-- start Data excerpt --

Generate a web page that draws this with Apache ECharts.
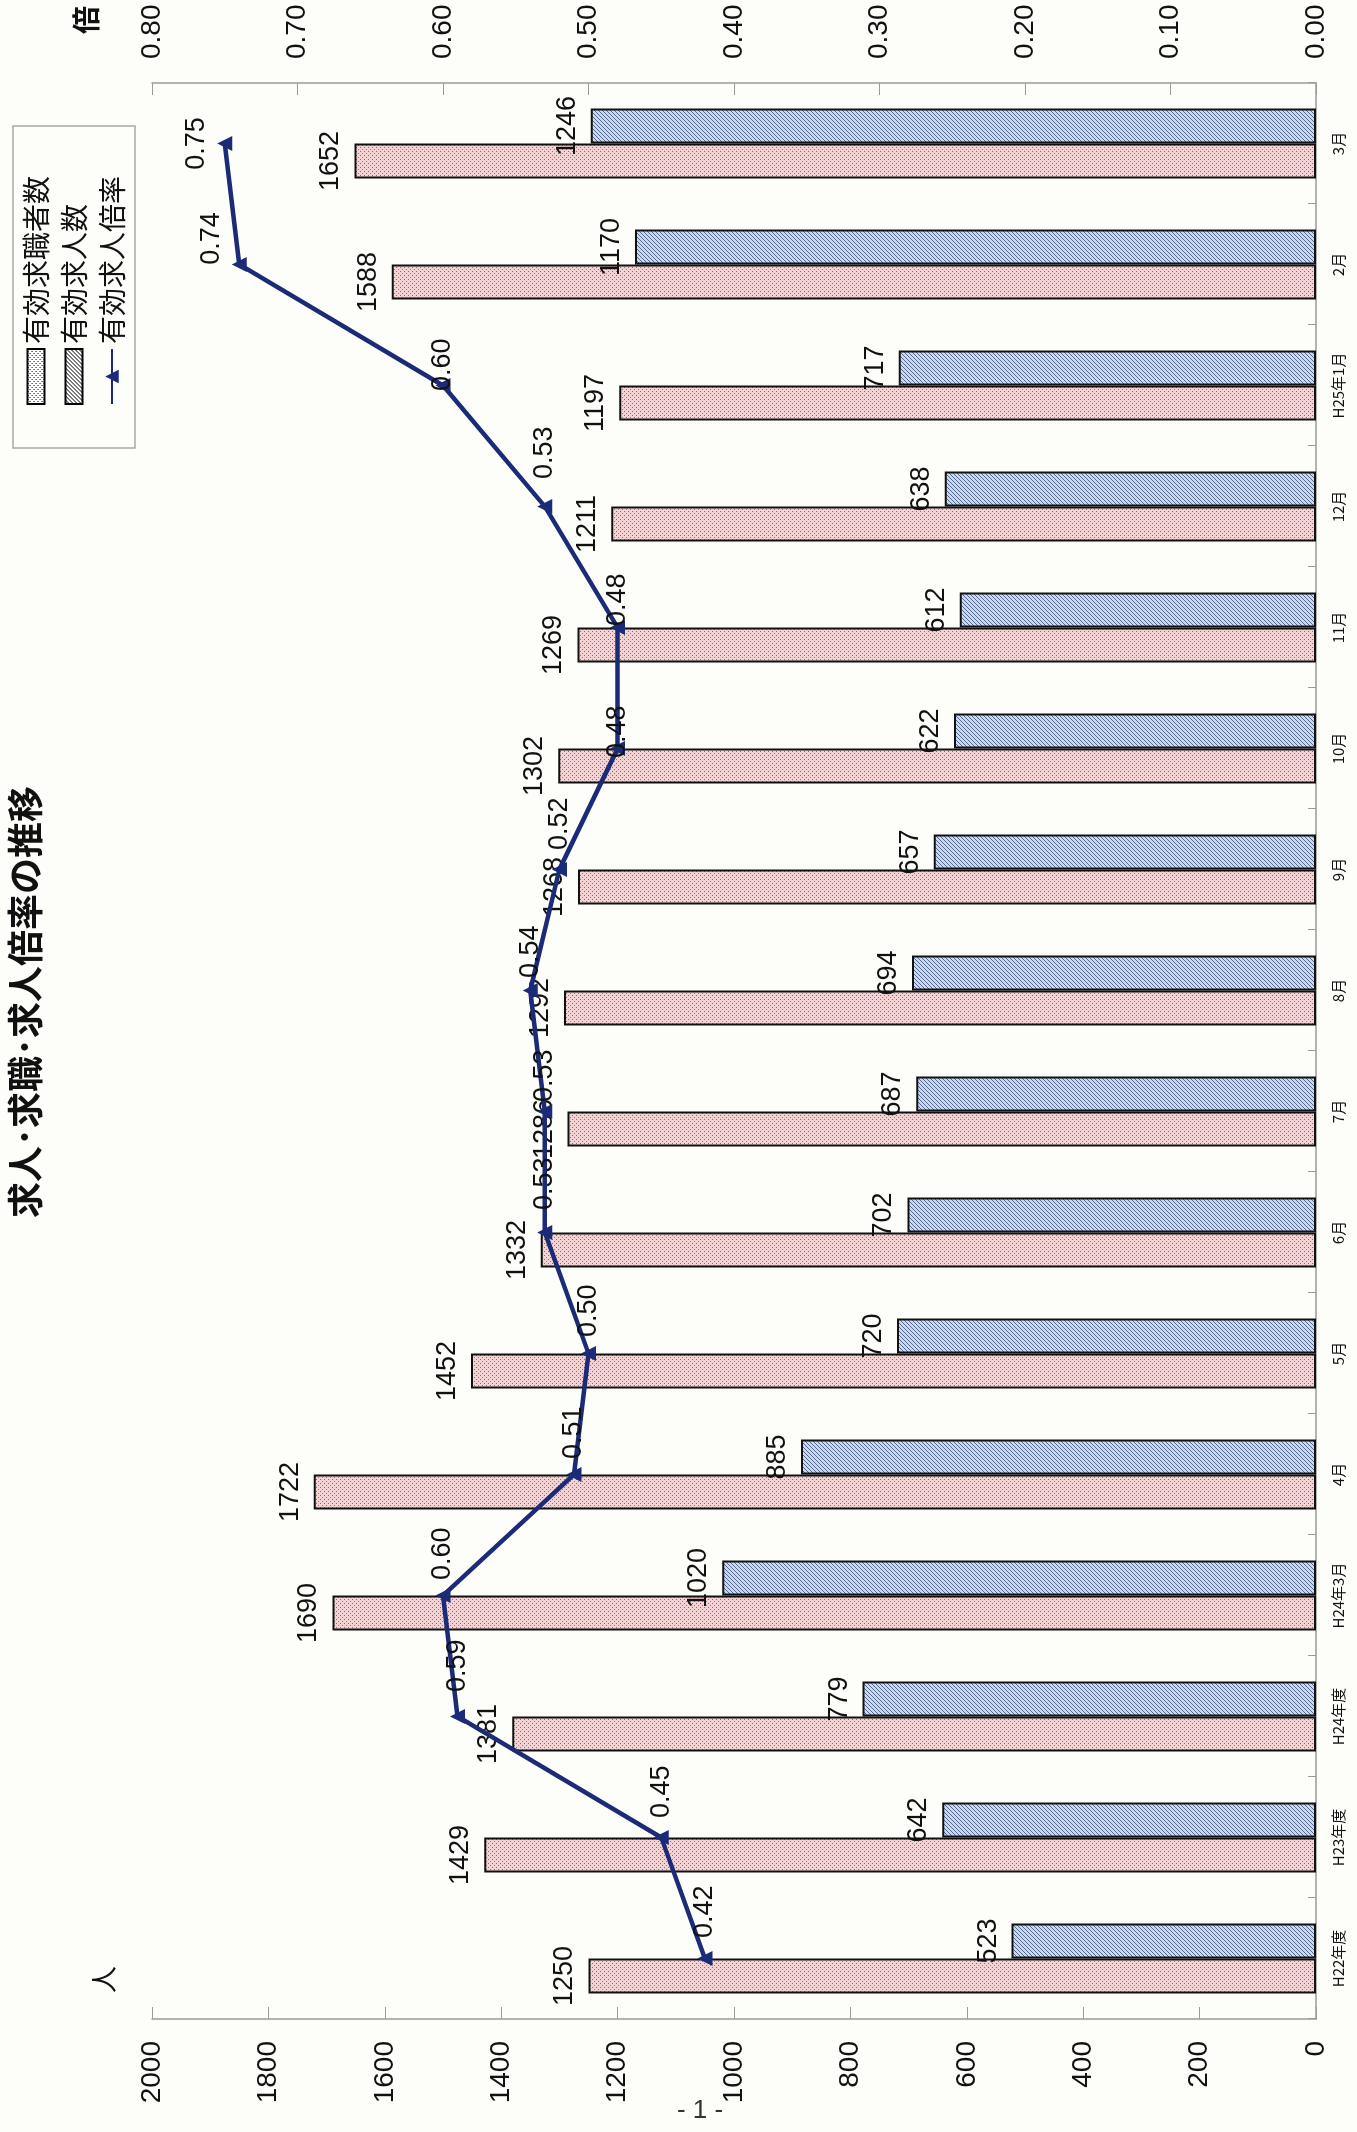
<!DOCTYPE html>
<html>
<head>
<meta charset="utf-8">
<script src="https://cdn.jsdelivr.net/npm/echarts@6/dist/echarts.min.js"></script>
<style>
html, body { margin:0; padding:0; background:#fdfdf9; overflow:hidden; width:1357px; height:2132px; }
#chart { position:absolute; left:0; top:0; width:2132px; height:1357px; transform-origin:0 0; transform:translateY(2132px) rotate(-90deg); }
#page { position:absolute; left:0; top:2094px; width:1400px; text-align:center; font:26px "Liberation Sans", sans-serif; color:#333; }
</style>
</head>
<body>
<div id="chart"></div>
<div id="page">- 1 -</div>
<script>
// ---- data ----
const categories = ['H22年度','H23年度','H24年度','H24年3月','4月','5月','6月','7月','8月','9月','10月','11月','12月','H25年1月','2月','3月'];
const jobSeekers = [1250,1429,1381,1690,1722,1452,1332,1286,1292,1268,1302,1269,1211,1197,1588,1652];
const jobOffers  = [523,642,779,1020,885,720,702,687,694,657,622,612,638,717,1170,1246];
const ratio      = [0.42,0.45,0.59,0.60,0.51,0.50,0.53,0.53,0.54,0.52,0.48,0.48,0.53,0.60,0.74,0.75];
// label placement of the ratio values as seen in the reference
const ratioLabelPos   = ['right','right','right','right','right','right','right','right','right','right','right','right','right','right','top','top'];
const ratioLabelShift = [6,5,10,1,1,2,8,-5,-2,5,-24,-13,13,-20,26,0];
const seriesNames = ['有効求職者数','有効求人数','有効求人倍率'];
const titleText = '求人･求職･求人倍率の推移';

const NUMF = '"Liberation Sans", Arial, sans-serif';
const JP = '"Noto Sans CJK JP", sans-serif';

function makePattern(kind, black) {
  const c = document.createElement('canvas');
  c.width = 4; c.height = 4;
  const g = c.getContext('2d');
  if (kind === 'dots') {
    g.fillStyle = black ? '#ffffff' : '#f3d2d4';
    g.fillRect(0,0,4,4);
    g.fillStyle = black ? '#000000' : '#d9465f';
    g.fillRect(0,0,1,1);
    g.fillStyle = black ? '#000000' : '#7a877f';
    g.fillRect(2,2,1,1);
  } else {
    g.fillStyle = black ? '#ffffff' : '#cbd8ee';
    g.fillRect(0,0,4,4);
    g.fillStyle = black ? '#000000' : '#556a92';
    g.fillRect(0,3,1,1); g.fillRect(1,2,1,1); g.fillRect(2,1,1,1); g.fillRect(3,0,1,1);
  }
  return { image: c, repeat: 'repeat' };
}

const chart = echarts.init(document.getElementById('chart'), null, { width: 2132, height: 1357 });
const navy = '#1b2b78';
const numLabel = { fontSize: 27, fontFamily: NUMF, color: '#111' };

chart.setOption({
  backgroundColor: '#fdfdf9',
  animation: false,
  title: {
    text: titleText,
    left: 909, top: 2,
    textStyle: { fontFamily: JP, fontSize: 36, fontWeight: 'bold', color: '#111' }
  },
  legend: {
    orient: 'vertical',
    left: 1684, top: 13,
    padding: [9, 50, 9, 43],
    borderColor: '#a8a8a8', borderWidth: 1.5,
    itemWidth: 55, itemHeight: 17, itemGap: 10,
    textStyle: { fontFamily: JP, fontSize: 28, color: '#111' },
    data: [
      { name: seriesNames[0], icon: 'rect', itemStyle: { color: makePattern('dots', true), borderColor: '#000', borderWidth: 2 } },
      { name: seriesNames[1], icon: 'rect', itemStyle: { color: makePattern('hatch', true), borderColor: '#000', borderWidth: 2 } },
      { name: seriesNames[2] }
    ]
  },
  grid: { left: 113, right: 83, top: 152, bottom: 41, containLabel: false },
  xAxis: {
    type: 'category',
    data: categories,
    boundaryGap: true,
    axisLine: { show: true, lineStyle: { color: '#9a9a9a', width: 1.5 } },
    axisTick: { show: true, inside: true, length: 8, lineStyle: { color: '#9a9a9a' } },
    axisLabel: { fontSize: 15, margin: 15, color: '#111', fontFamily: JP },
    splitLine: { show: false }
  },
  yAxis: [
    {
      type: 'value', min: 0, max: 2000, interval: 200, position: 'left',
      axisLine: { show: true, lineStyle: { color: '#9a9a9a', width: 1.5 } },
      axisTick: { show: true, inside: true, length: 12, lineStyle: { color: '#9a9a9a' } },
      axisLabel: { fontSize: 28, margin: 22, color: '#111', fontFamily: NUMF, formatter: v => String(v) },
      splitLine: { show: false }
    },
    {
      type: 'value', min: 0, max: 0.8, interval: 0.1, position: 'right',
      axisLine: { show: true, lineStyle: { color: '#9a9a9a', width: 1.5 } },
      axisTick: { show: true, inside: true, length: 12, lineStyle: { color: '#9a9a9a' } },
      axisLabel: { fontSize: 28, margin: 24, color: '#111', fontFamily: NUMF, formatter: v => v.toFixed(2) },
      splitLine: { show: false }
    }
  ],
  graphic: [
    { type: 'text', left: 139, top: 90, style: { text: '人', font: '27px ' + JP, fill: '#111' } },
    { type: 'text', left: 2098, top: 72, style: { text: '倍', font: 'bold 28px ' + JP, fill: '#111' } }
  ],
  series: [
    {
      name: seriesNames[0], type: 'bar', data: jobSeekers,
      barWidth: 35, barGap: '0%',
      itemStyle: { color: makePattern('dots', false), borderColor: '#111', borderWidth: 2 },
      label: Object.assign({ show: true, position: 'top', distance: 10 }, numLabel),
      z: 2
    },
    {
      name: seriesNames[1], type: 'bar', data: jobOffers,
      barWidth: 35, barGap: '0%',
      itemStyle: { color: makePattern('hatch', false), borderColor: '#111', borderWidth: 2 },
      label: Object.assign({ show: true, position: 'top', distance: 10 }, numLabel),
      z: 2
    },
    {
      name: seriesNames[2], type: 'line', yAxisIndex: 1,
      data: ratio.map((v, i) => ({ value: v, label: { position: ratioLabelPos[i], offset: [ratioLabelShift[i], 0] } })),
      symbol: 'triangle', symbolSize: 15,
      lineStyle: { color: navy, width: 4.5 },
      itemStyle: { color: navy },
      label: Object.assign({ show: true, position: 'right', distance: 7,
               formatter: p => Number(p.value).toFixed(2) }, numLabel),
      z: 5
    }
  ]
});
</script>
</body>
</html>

-- end Data excerpt --

### Objective
Copy all the lines of data exactly as they appear, dropping any images.

### Task answer
Generate a web page that draws this with Apache ECharts.
<!DOCTYPE html>
<html>
<head>
<meta charset="utf-8">
<script src="https://cdn.jsdelivr.net/npm/echarts@6/dist/echarts.min.js"></script>
<style>
html, body { margin:0; padding:0; background:#fdfdf9; overflow:hidden; width:1357px; height:2132px; }
#chart { position:absolute; left:0; top:0; width:2132px; height:1357px; transform-origin:0 0; transform:translateY(2132px) rotate(-90deg); }
#page { position:absolute; left:0; top:2094px; width:1400px; text-align:center; font:26px "Liberation Sans", sans-serif; color:#333; }
</style>
</head>
<body>
<div id="chart"></div>
<div id="page">- 1 -</div>
<script>
// ---- data ----
const categories = ['H22年度','H23年度','H24年度','H24年3月','4月','5月','6月','7月','8月','9月','10月','11月','12月','H25年1月','2月','3月'];
const jobSeekers = [1250,1429,1381,1690,1722,1452,1332,1286,1292,1268,1302,1269,1211,1197,1588,1652];
const jobOffers  = [523,642,779,1020,885,720,702,687,694,657,622,612,638,717,1170,1246];
const ratio      = [0.42,0.45,0.59,0.60,0.51,0.50,0.53,0.53,0.54,0.52,0.48,0.48,0.53,0.60,0.74,0.75];
// label placement of the ratio values as seen in the reference
const ratioLabelPos   = ['right','right','right','right','right','right','right','right','right','right','right','right','right','right','top','top'];
const ratioLabelShift = [6,5,10,1,1,2,8,-5,-2,5,-24,-13,13,-20,26,0];
const seriesNames = ['有効求職者数','有効求人数','有効求人倍率'];
const titleText = '求人･求職･求人倍率の推移';

const NUMF = '"Liberation Sans", Arial, sans-serif';
const JP = '"Noto Sans CJK JP", sans-serif';

function makePattern(kind, black) {
  const c = document.createElement('canvas');
  c.width = 4; c.height = 4;
  const g = c.getContext('2d');
  if (kind === 'dots') {
    g.fillStyle = black ? '#ffffff' : '#f3d2d4';
    g.fillRect(0,0,4,4);
    g.fillStyle = black ? '#000000' : '#d9465f';
    g.fillRect(0,0,1,1);
    g.fillStyle = black ? '#000000' : '#7a877f';
    g.fillRect(2,2,1,1);
  } else {
    g.fillStyle = black ? '#ffffff' : '#cbd8ee';
    g.fillRect(0,0,4,4);
    g.fillStyle = black ? '#000000' : '#556a92';
    g.fillRect(0,3,1,1); g.fillRect(1,2,1,1); g.fillRect(2,1,1,1); g.fillRect(3,0,1,1);
  }
  return { image: c, repeat: 'repeat' };
}

const chart = echarts.init(document.getElementById('chart'), null, { width: 2132, height: 1357 });
const navy = '#1b2b78';
const numLabel = { fontSize: 27, fontFamily: NUMF, color: '#111' };

chart.setOption({
  backgroundColor: '#fdfdf9',
  animation: false,
  title: {
    text: titleText,
    left: 909, top: 2,
    textStyle: { fontFamily: JP, fontSize: 36, fontWeight: 'bold', color: '#111' }
  },
  legend: {
    orient: 'vertical',
    left: 1684, top: 13,
    padding: [9, 50, 9, 43],
    borderColor: '#a8a8a8', borderWidth: 1.5,
    itemWidth: 55, itemHeight: 17, itemGap: 10,
    textStyle: { fontFamily: JP, fontSize: 28, color: '#111' },
    data: [
      { name: seriesNames[0], icon: 'rect', itemStyle: { color: makePattern('dots', true), borderColor: '#000', borderWidth: 2 } },
      { name: seriesNames[1], icon: 'rect', itemStyle: { color: makePattern('hatch', true), borderColor: '#000', borderWidth: 2 } },
      { name: seriesNames[2] }
    ]
  },
  grid: { left: 113, right: 83, top: 152, bottom: 41, containLabel: false },
  xAxis: {
    type: 'category',
    data: categories,
    boundaryGap: true,
    axisLine: { show: true, lineStyle: { color: '#9a9a9a', width: 1.5 } },
    axisTick: { show: true, inside: true, length: 8, lineStyle: { color: '#9a9a9a' } },
    axisLabel: { fontSize: 15, margin: 15, color: '#111', fontFamily: JP },
    splitLine: { show: false }
  },
  yAxis: [
    {
      type: 'value', min: 0, max: 2000, interval: 200, position: 'left',
      axisLine: { show: true, lineStyle: { color: '#9a9a9a', width: 1.5 } },
      axisTick: { show: true, inside: true, length: 12, lineStyle: { color: '#9a9a9a' } },
      axisLabel: { fontSize: 28, margin: 22, color: '#111', fontFamily: NUMF, formatter: v => String(v) },
      splitLine: { show: false }
    },
    {
      type: 'value', min: 0, max: 0.8, interval: 0.1, position: 'right',
      axisLine: { show: true, lineStyle: { color: '#9a9a9a', width: 1.5 } },
      axisTick: { show: true, inside: true, length: 12, lineStyle: { color: '#9a9a9a' } },
      axisLabel: { fontSize: 28, margin: 24, color: '#111', fontFamily: NUMF, formatter: v => v.toFixed(2) },
      splitLine: { show: false }
    }
  ],
  graphic: [
    { type: 'text', left: 139, top: 90, style: { text: '人', font: '27px ' + JP, fill: '#111' } },
    { type: 'text', left: 2098, top: 72, style: { text: '倍', font: 'bold 28px ' + JP, fill: '#111' } }
  ],
  series: [
    {
      name: seriesNames[0], type: 'bar', data: jobSeekers,
      barWidth: 35, barGap: '0%',
      itemStyle: { color: makePattern('dots', false), borderColor: '#111', borderWidth: 2 },
      label: Object.assign({ show: true, position: 'top', distance: 10 }, numLabel),
      z: 2
    },
    {
      name: seriesNames[1], type: 'bar', data: jobOffers,
      barWidth: 35, barGap: '0%',
      itemStyle: { color: makePattern('hatch', false), borderColor: '#111', borderWidth: 2 },
      label: Object.assign({ show: true, position: 'top', distance: 10 }, numLabel),
      z: 2
    },
    {
      name: seriesNames[2], type: 'line', yAxisIndex: 1,
      data: ratio.map((v, i) => ({ value: v, label: { position: ratioLabelPos[i], offset: [ratioLabelShift[i], 0] } })),
      symbol: 'triangle', symbolSize: 15,
      lineStyle: { color: navy, width: 4.5 },
      itemStyle: { color: navy },
      label: Object.assign({ show: true, position: 'right', distance: 7,
               formatter: p => Number(p.value).toFixed(2) }, numLabel),
      z: 5
    }
  ]
});
</script>
</body>
</html>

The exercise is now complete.